On Steklov Eigenspaces for Free Boundary Minimal Surfaces in the Unit Ball

TL;DR

This paper introduces new methods to compare coordinate function spans with Steklov eigenspaces in free boundary minimal surfaces, proving the critical catenoid's uniqueness among certain symmetric annuli.

Contribution

Develops novel techniques to relate coordinate spans and Steklov eigenspaces, confirming the critical catenoid's uniqueness and extending results to various symmetric free boundary minimal surfaces.

Findings

Proves that the coordinate span equals the first Steklov eigenspace for certain symmetric free boundary annuli.

Shows the critical catenoid is the unique embedded free boundary minimal annulus with antipodal symmetry.

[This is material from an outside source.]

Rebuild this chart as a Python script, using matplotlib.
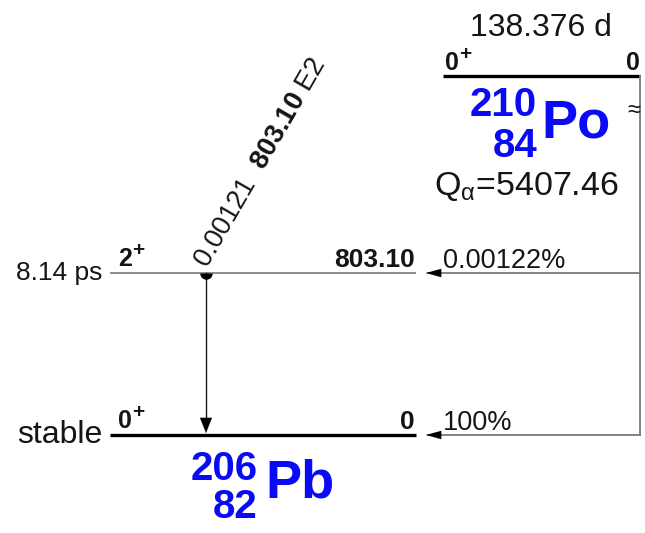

Extends the equality of spans and eigenspaces to a broad class of symmetric free boundary minimal surfaces.

Abstract

We develop new methods to compare the span $\mathcal{C}(\Sigma)$ of the coordinate functions on a free boundary minimal submanifold $\Sigma$ embedded in the unit $n$-ball $\mathbb{B}^n$ with its first Steklov eigenspace $\mathcal{E}_{\sigma_1}(\Sigma)$. Using these methods, we show that $\mathcal{C}(A)=\mathcal{E}_{\sigma_1}(A)$ for any embedded free boundary minimal annulus $A$ in $\mathbb{B}^3$ invariant under the antipodal map, and thus prove that $A$ is congruent to the critical catenoid. We also confirm that $\mathcal{C}=\mathcal{E}_{\sigma_1}$ for any free boundary minimal surface embedded in $\mathbb{B}^3$ with the symmetries of many known or expected examples, including: examples of any positive genus from stacking at least three disks; two infinite families of genus $0$ examples with dihedral symmetry, as well as a finite family with the various Platonic symmetries; and examples of any genus by desingularizing several disks that meet at equal angles along a diameter of the ball.